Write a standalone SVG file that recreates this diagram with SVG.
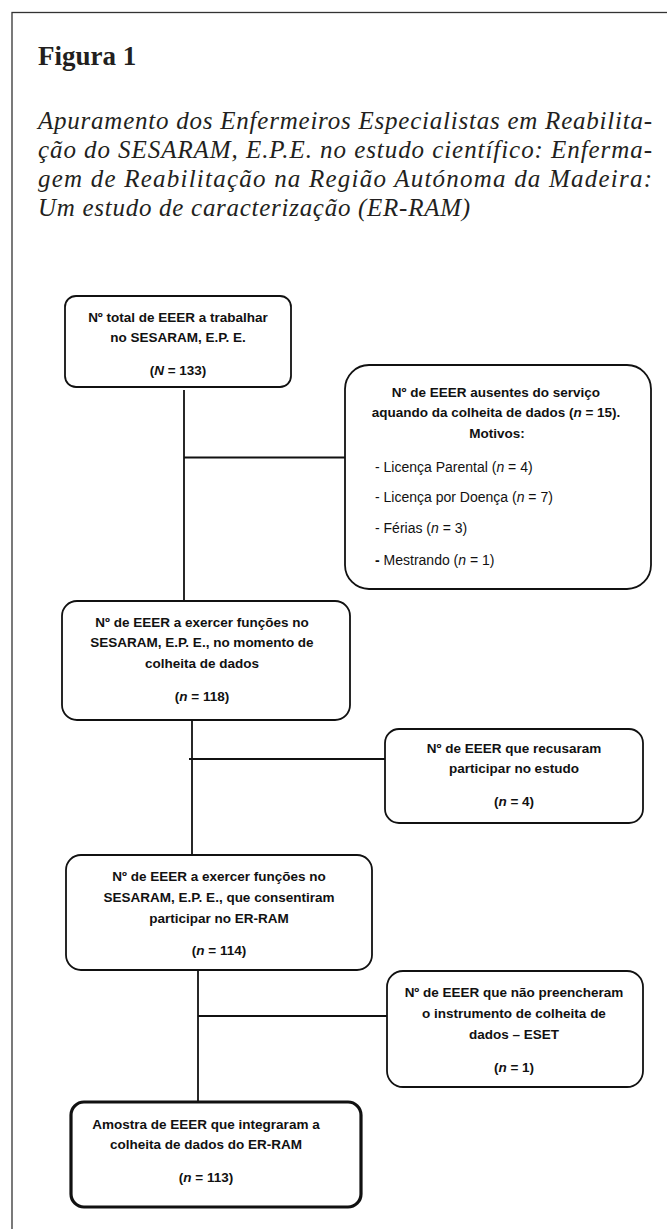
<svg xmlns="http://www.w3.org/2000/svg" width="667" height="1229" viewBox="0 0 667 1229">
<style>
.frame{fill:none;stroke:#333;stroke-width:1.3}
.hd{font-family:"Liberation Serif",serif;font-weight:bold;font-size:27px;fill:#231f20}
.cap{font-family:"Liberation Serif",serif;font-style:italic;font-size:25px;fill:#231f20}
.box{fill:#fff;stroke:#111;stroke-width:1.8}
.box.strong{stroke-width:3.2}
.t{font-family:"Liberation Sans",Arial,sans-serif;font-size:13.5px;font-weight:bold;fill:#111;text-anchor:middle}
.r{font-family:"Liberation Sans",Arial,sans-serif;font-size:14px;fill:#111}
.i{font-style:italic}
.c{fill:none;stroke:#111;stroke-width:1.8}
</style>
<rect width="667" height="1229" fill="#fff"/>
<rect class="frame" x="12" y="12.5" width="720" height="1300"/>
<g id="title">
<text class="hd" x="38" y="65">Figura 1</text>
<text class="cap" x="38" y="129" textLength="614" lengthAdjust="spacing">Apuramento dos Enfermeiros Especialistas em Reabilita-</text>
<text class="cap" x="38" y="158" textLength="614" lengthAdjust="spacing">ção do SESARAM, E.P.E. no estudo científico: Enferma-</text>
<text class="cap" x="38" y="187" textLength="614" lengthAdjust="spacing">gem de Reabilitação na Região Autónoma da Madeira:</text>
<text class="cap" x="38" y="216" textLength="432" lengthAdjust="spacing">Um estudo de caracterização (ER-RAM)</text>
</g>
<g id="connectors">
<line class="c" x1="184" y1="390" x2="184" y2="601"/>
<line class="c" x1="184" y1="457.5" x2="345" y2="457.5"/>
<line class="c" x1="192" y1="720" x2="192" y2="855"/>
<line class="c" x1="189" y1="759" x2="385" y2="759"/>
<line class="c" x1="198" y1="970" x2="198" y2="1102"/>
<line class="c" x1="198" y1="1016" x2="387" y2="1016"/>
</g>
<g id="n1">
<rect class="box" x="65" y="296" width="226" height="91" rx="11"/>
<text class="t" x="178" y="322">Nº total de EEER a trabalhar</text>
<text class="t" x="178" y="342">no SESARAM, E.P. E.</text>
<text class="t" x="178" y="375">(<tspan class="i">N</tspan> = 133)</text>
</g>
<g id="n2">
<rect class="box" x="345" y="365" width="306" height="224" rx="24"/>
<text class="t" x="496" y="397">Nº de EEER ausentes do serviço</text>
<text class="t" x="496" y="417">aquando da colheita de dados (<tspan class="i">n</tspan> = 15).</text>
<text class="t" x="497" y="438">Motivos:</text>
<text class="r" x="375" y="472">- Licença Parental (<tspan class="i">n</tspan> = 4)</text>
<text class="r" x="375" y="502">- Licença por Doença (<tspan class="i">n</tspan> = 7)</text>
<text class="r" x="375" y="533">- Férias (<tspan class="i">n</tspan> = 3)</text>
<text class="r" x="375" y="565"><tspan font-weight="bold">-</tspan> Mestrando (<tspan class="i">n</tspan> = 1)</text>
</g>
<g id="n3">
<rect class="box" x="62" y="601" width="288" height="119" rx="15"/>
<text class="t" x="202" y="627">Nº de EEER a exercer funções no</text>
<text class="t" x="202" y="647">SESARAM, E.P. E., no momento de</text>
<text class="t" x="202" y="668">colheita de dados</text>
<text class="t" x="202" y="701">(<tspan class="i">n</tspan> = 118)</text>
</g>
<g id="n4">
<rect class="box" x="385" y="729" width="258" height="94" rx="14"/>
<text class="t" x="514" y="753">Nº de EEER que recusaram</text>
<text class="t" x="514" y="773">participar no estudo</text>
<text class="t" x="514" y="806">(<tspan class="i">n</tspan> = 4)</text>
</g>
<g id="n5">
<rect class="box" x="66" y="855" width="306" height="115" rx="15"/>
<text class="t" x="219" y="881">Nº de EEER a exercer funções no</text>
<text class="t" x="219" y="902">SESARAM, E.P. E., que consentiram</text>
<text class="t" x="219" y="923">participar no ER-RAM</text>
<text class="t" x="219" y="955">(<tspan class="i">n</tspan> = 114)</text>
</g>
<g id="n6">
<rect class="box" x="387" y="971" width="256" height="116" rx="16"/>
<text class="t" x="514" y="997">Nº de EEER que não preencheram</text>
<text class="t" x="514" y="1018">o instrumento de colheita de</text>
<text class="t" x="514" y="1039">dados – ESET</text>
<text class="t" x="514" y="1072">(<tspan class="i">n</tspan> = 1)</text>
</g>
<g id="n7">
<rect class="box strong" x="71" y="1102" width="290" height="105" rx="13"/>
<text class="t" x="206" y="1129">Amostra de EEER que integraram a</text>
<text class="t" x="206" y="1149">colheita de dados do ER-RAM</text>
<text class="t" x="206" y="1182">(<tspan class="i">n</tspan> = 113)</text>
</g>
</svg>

──────────

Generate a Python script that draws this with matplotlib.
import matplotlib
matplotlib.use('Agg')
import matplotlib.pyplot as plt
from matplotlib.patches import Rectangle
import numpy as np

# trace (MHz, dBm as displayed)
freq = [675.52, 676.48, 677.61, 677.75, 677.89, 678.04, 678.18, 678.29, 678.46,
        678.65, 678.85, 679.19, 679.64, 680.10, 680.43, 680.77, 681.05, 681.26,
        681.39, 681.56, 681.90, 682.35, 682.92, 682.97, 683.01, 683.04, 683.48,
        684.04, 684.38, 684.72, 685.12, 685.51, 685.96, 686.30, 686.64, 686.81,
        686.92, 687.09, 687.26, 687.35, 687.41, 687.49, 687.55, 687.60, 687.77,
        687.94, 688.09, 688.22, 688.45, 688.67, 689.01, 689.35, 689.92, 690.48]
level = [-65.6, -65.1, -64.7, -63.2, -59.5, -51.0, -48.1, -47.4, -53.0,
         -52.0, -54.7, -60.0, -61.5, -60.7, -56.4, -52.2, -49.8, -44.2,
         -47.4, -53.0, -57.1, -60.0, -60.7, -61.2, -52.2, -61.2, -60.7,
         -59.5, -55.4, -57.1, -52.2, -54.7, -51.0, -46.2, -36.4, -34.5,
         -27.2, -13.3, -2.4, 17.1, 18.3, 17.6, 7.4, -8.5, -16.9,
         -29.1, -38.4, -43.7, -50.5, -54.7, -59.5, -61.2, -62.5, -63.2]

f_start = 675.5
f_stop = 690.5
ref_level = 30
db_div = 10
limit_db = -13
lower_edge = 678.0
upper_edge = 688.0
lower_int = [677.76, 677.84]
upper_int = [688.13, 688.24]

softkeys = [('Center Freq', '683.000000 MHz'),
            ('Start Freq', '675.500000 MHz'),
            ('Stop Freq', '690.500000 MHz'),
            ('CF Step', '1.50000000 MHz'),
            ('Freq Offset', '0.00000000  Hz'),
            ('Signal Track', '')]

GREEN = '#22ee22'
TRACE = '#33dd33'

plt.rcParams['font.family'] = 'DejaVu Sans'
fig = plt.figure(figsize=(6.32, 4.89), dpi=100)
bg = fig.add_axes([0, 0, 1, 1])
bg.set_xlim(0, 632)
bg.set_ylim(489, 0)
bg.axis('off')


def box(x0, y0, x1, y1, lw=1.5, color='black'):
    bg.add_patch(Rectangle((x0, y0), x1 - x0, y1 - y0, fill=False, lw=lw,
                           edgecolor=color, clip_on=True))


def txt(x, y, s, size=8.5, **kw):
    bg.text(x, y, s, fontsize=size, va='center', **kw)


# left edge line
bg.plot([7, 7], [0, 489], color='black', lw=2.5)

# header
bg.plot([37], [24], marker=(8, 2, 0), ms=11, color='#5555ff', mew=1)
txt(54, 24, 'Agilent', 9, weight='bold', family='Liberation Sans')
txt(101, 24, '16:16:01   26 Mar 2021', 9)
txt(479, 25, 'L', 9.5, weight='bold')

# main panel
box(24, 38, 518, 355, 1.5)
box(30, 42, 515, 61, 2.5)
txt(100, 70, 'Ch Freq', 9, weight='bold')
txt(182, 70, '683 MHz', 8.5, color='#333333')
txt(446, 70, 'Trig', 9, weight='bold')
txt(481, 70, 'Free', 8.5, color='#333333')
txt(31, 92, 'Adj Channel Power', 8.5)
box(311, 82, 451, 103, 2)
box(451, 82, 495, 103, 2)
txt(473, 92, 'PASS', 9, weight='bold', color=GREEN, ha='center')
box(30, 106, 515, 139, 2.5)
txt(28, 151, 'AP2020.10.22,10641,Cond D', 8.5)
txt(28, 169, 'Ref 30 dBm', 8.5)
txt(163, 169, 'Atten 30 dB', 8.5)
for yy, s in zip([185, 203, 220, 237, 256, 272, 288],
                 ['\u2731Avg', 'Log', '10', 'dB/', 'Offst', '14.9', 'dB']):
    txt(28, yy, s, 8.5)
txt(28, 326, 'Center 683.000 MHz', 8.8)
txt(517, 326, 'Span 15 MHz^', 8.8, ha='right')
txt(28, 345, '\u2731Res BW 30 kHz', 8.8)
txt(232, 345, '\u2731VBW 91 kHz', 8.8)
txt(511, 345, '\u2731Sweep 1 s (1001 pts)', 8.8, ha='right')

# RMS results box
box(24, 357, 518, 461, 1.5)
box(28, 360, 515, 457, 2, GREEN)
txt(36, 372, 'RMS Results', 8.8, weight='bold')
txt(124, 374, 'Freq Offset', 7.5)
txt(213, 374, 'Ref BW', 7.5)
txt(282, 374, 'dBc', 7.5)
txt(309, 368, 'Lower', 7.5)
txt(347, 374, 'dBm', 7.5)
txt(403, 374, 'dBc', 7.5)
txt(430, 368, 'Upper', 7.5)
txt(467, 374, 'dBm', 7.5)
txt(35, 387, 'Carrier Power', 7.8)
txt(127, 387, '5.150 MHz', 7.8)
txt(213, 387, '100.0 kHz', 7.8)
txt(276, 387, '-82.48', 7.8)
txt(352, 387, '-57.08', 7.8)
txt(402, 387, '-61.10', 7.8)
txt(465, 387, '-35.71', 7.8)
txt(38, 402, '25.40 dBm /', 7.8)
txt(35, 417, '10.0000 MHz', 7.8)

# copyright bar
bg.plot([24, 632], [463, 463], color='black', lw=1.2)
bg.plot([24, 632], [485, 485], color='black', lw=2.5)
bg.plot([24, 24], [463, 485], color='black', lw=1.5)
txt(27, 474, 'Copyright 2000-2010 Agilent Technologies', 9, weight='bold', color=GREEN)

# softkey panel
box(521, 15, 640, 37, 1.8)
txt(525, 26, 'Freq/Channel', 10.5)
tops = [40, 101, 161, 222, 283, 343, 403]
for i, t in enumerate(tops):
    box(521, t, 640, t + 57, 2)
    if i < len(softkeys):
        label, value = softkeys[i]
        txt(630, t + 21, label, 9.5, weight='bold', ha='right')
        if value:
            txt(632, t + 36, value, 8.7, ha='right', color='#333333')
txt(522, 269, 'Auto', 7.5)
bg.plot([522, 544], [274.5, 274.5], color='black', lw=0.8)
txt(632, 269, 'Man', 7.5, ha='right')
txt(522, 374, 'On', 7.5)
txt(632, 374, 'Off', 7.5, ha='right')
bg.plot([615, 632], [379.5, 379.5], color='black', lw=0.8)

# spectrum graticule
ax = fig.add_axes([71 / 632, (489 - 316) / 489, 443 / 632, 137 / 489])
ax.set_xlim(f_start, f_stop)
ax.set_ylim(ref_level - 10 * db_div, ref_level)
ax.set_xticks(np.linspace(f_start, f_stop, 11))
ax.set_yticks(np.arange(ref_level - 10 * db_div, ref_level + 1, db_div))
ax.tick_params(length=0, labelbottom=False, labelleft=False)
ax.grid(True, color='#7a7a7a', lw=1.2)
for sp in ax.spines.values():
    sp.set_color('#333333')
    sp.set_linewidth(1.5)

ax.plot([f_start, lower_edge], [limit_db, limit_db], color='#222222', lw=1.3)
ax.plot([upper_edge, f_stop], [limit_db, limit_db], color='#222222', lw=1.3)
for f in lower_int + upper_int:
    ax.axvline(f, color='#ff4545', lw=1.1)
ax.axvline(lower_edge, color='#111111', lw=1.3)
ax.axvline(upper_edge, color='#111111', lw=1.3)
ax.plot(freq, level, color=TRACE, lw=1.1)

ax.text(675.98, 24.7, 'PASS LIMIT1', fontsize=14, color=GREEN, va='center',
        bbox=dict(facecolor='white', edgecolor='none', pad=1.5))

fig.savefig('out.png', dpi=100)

──────────

Written problem: Give back, word for word, each line from the one containing "Generate a Python" down to the one containing "import numpy as np", including those two lines.

Output of the task:
Generate a Python script that draws this with matplotlib.
import matplotlib
matplotlib.use('Agg')
import matplotlib.pyplot as plt
from matplotlib.patches import Rectangle
import numpy as np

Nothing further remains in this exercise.